Geophysical survey has recently revealed that a large aisled guesthall, comprising of seven bays, lay to the north of the guesthouses. The hall was probably entered via a porch at the southern end, and would have been heated.(109) Guests would have slept and also eaten here. In the early days the abbot of Fountains would have presided as host, but later entertained distinguished visitors in a private chamber. The guesthall was built c. 1170, during Robert of Pipewell’s abbacy, and was probably intended as a public hall for ‘the common folk’ [Gerald of Wales].(110) These guest halls could, evidently, be rather rough. An ‘untoward event’ occurred in the guesthall refectory at Margam Abbey in 1180, when one young man struck another and was the next day found dead on the very spot where he had thrown his punch.(111) Guests at Furness were stabbed to death by visiting grooms in the thirteenth century when a brawl broke out in the abbey’s guesthall.(112)

Household expenses
The abbey accounts for 1457/8 record that 13s 4d was spent on linen for the refectory and hospice.
[Memorials of Fountains III, p. 51.]

The hospice outside the West Gate
Fountains may also have had guest accommodation of sorts outside the gates of the abbey, perhaps to provide for women who were not permitted to be received as guests within the precinct.

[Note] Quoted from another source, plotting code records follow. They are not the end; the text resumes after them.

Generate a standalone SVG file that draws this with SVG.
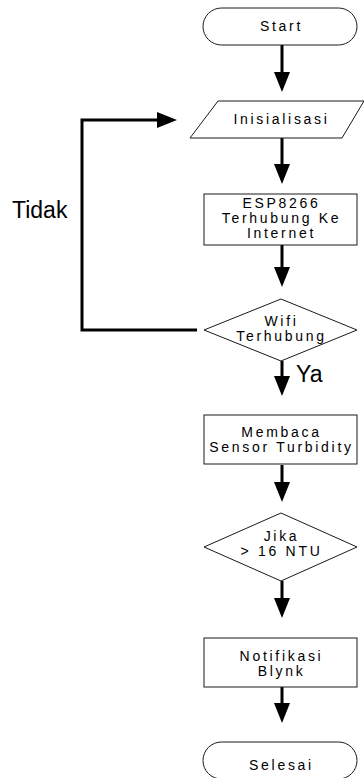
<svg xmlns="http://www.w3.org/2000/svg" width="364" height="778" viewBox="0 0 364 778">
<style>
.shape{fill:#fff;stroke:#1a1a1a;stroke-width:1}
.t{font-family:"Liberation Sans",Arial,sans-serif;font-size:14px;letter-spacing:2.7px;text-anchor:middle;fill:#000}
.big{font-family:"Liberation Sans",Arial,sans-serif;font-size:23px;fill:#000}
.c{fill:none;stroke:#000;stroke-width:3;marker-end:url(#ah)}
</style>
<defs>
<marker id="ah" markerUnits="userSpaceOnUse" markerWidth="20" markerHeight="16" refX="1" refY="8" orient="auto">
<path d="M0,0 L20,8 L0,16 z" fill="#000"/>
</marker>
</defs>
<rect width="364" height="778" fill="#fff"/>
<g id="connectors">
<path class="c" d="M282,45 V73"/>
<path class="c" d="M282,138 V165"/>
<path class="c" d="M282,245 V268"/>
<path class="c" d="M282,361 V377"/>
<path class="c" d="M282,465 V483"/>
<path class="c" d="M282,581 V599"/>
<path class="c" d="M282,687 V704"/>
<path class="c" d="M197,330 H82 V120 H158"/>
</g>
<g id="start">
<rect class="shape" x="203" y="8" width="154" height="37" rx="18.5"/>
<text class="t" x="281.5" y="31">Start</text>
</g>
<g id="inisialisasi">
<polygon class="shape" points="218,101 364,101 342,138 190,138"/>
<text class="t" x="281.5" y="124">Inisialisasi</text>
</g>
<g id="esp">
<rect class="shape" x="204" y="194" width="153" height="51"/>
<text class="t" x="281.5" y="208">ESP8266</text>
<text class="t" x="281.5" y="223">Terhubung Ke</text>
<text class="t" x="281.5" y="238">Internet</text>
</g>
<g id="wifi">
<polygon class="shape" points="204,330 281,299 357,330 281,361"/>
<text class="t" x="281.5" y="326">Wifi</text>
<text class="t" x="281.5" y="341">Terhubung</text>
</g>
<g id="membaca">
<rect class="shape" x="204" y="415" width="153" height="49"/>
<text class="t" x="281.5" y="437">Membaca</text>
<text class="t" x="281.5" y="452">Sensor Turbidity</text>
</g>
<g id="jika">
<polygon class="shape" points="204,547 281,513 357,547 281,581"/>
<text class="t" x="281.5" y="541">Jika</text>
<text class="t" x="281.5" y="556">&gt; 16 NTU</text>
</g>
<g id="notifikasi">
<rect class="shape" x="204" y="638" width="153" height="49"/>
<text class="t" x="281.5" y="661">Notifikasi</text>
<text class="t" x="281.5" y="676">Blynk</text>
</g>
<g id="selesai">
<rect class="shape" x="203" y="742" width="154" height="37" rx="18.5"/>
<text class="t" x="281.5" y="770">Selesai</text>
</g>
<g id="labels">
<text class="big" x="12" y="218">Tidak</text>
<text class="big" x="296" y="382">Ya</text>
</g>
</svg>
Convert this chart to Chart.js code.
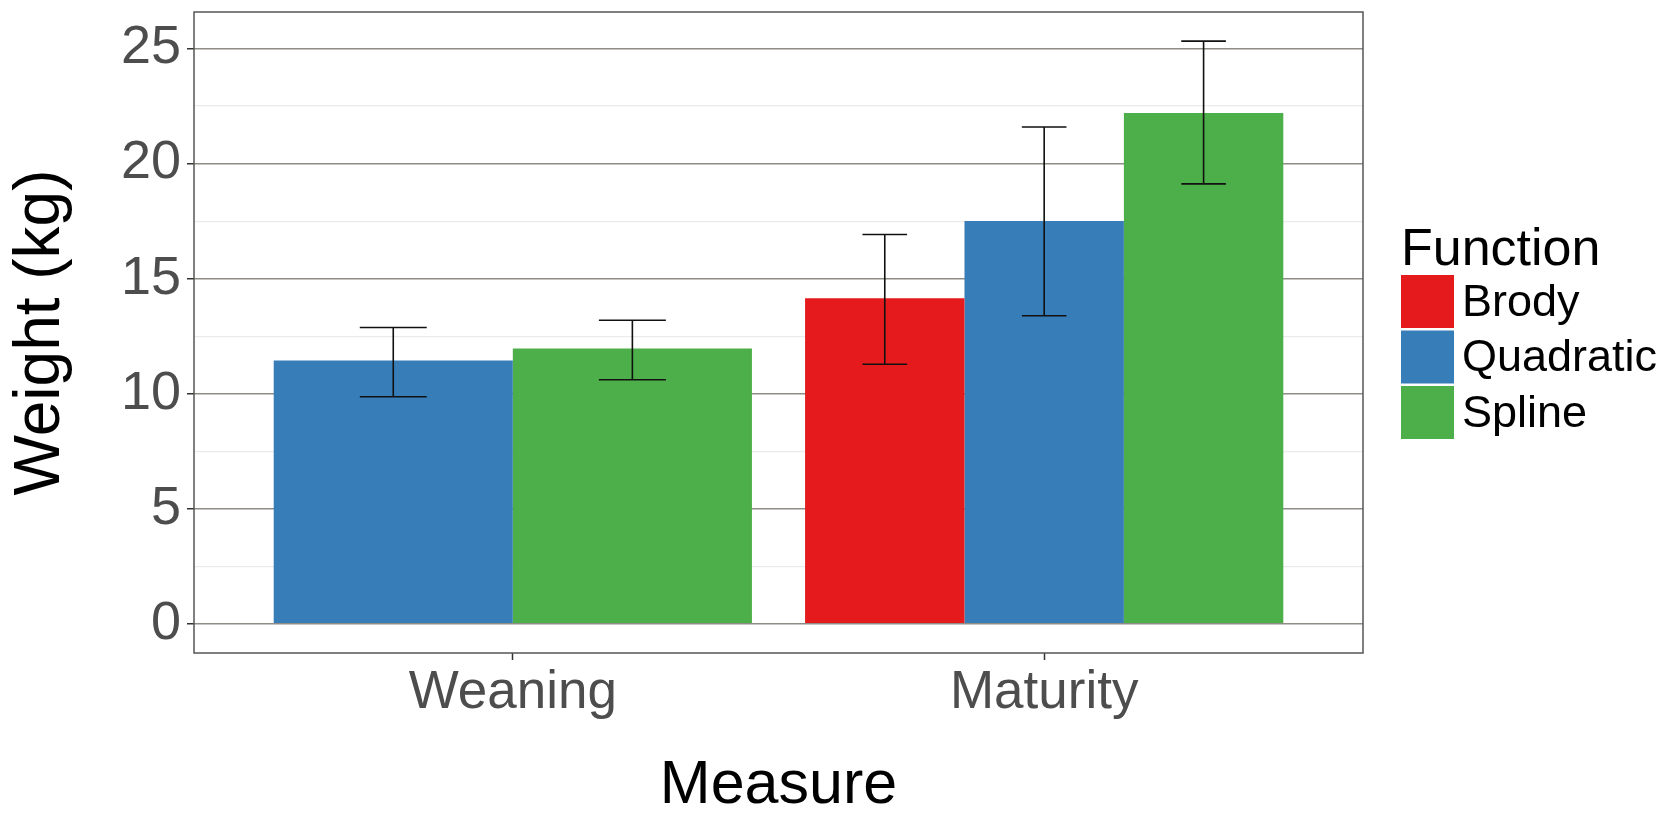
<!DOCTYPE html>
<html>
<head>
<meta charset="utf-8">
<script src="https://cdn.jsdelivr.net/npm/chart.js@4/dist/chart.umd.min.js"></script>
<style>
  html, body { margin: 0; padding: 0; background: #ffffff; }
  #wrap { width: 1668px; height: 814px; }
</style>
</head>
<body>
<div id="wrap"><canvas id="c" width="1668" height="814"></canvas></div>
<script>
// ---- Data ----
const categories = ['Weaning', 'Maturity'];
const seriesNames = ['Brody', 'Quadratic', 'Spline'];
const brodyMean = [null, 14.15];
const brodyLow = [null, 11.28];
const brodyHigh = [null, 16.92];
const quadraticMean = [11.44, 17.51];
const quadraticLow = [9.87, 13.39];
const quadraticHigh = [12.88, 21.59];
const splineMean = [11.96, 22.20];
const splineLow = [10.61, 19.12];
const splineHigh = [13.19, 25.32];
const yTickValues = [0, 2.5, 5, 7.5, 10, 12.5, 15, 17.5, 20, 22.5, 25];
const seriesColors = ['#E41A1C', '#377EB8', '#4DAF4A'];

const FONT = "'Liberation Sans', Arial, sans-serif";

function toPoints(arr) { return arr.map((v, i) => ({ x: i + 1, y: v })); }

const means = [brodyMean, quadraticMean, splineMean];
const lows = [brodyLow, quadraticLow, splineLow];
const highs = [brodyHigh, quadraticHigh, splineHigh];

const datasets = seriesNames.map((name, k) => ({
  label: name,
  data: toPoints(means[k]),
  errLow: lows[k],
  errHigh: highs[k],
  backgroundColor: seriesColors[k],
  borderWidth: 0,
  skipNull: true,
  categoryPercentage: 0.9,
  barPercentage: 1.0
}));

// y range like ggplot: 5% expansion of data range (0 .. max error)
const dataMax = Math.max(...highs.flat().filter(v => v !== null));
const dataMin = 0;
const span = dataMax - dataMin;

const errorBarPlugin = {
  id: 'errorBars',
  afterDatasetsDraw(chart) {
    const ctx = chart.ctx;
    const y = chart.scales.y;
    ctx.save();
    ctx.strokeStyle = '#111111';
    ctx.lineWidth = 1.6;
    chart.data.datasets.forEach((ds, di) => {
      const meta = chart.getDatasetMeta(di);
      meta.data.forEach((el, i) => {
        const lo = ds.errLow[i], hi = ds.errHigh[i];
        if (lo === null || hi === null || ds.data[i].y === null) return;
        const cx = el.x;
        const half = el.width * 0.14;
        const yl = y.getPixelForValue(lo), yh = y.getPixelForValue(hi);
        ctx.beginPath();
        ctx.moveTo(cx, yl); ctx.lineTo(cx, yh);
        ctx.moveTo(cx - half, yl); ctx.lineTo(cx + half, yl);
        ctx.moveTo(cx - half, yh); ctx.lineTo(cx + half, yh);
        ctx.stroke();
      });
    });
    ctx.restore();
  }
};

const panelPlugin = {
  id: 'panelBorder',
  afterDraw(chart) {
    const ctx = chart.ctx;
    const a = chart.chartArea;
    ctx.save();
    ctx.strokeStyle = '#555555';
    ctx.lineWidth = 1.5;
    ctx.strokeRect(a.left, a.top, a.right - a.left, a.bottom - a.top);
    ctx.restore();
  }
};

const legendPlugin = {
  id: 'customLegend',
  afterDraw(chart) {
    const ctx = chart.ctx;
    const a = chart.chartArea;
    const x0 = a.right + 38;
    ctx.save();
    ctx.fillStyle = '#000000';
    ctx.textBaseline = 'alphabetic';
    ctx.textAlign = 'left';
    ctx.font = `52px ${FONT}`;
    ctx.fillText('Function', x0, 265);
    const boxTop = 275, boxSize = 53, pitch = 55.5;
    ctx.font = `45px ${FONT}`;
    chart.data.datasets.forEach((ds, i) => {
      const by = boxTop + i * pitch;
      ctx.fillStyle = ds.backgroundColor;
      ctx.fillRect(x0, by, boxSize, boxSize);
      ctx.fillStyle = '#000000';
      ctx.textBaseline = 'middle';
      ctx.fillText(ds.label, x0 + boxSize + 8, by + boxSize / 2 + 2);
    });
    ctx.restore();
  }
};

new Chart(document.getElementById('c'), {
  type: 'bar',
  data: { datasets },
  options: {
    responsive: false,
    animation: false,
    devicePixelRatio: 1,
    layout: { padding: { top: 12, right: 305, bottom: 0, left: 0 } },
    plugins: { legend: { display: false }, tooltip: { enabled: false } },
    scales: {
      x: {
        type: 'linear',
        min: 0.4,
        max: 2.6,
        offset: false,
        afterBuildTicks(scale) { scale.ticks = categories.map((c, i) => ({ value: i + 1 })); },
        afterFit(scale) { scale.height = 161; scale.paddingLeft = 0; scale.paddingRight = 0; },
        grid: { offset: false, drawOnChartArea: false, drawTicks: true, tickLength: 7, tickColor: '#333333', tickWidth: 1.5 },
        border: { display: false },
        ticks: {
          callback: (v) => categories[Math.round(v) - 1] || '',
          font: { size: 53, family: FONT },
          color: '#4D4D4D',
          padding: 2,
          maxRotation: 0,
          autoSkip: false
        },
        title: {
          display: true,
          text: 'Measure',
          font: { size: 61, family: FONT, lineHeight: 0.92 },
          color: '#000000',
          padding: { top: 0, bottom: 0 }
        }
      },
      y: {
        type: 'linear',
        min: dataMin - span * 0.05,
        max: dataMax + span * 0.05,
        afterBuildTicks(scale) { scale.ticks = yTickValues.map(v => ({ value: v })); },
        afterFit(scale) { scale.width = 194; scale.paddingTop = 0; scale.paddingBottom = 0; },
        grid: {
          color: (c) => (c.tick && c.tick.value % 5 === 0) ? '#8E8C84' : '#EBEBEB',
          lineWidth: (c) => (c.tick && c.tick.value % 5 === 0) ? 1.5 : 1.2,
          tickColor: (c) => (c.tick && c.tick.value % 5 === 0) ? '#333333' : 'rgba(0,0,0,0)',
          tickLength: 7,
          tickWidth: 1.5,
          drawTicks: true
        },
        border: { display: false },
        ticks: {
          callback: (v) => (v % 5 === 0 ? String(v) : ''),
          font: { size: 54, family: FONT },
          color: '#4D4D4D',
          padding: 6,
          autoSkip: false
        },
        title: {
          display: true,
          text: 'Weight (kg)',
          font: { size: 64, family: FONT, lineHeight: 1.1 },
          color: '#000000',
          padding: { top: 6, bottom: 0 }
        }
      }
    }
  },
  plugins: [errorBarPlugin, panelPlugin, legendPlugin]
});
</script>
</body>
</html>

There certainly seems to have been a hospice here affiliated to the abbey in the sixteenth century, for according to the terms of the tenancy, the keepers of the West Gates, Robert and Ellen Dawson, were to build stables by their house or the hospice for their own horses and those of their guests,

the which guests Robert agrees by these presents to receive and
care for diligently and humanely in everything, both in word and
deed, and to treat them courteously and kindly in the accounts of
their expenses as far as he is able, without damage to the monastery
or of himself.
(113)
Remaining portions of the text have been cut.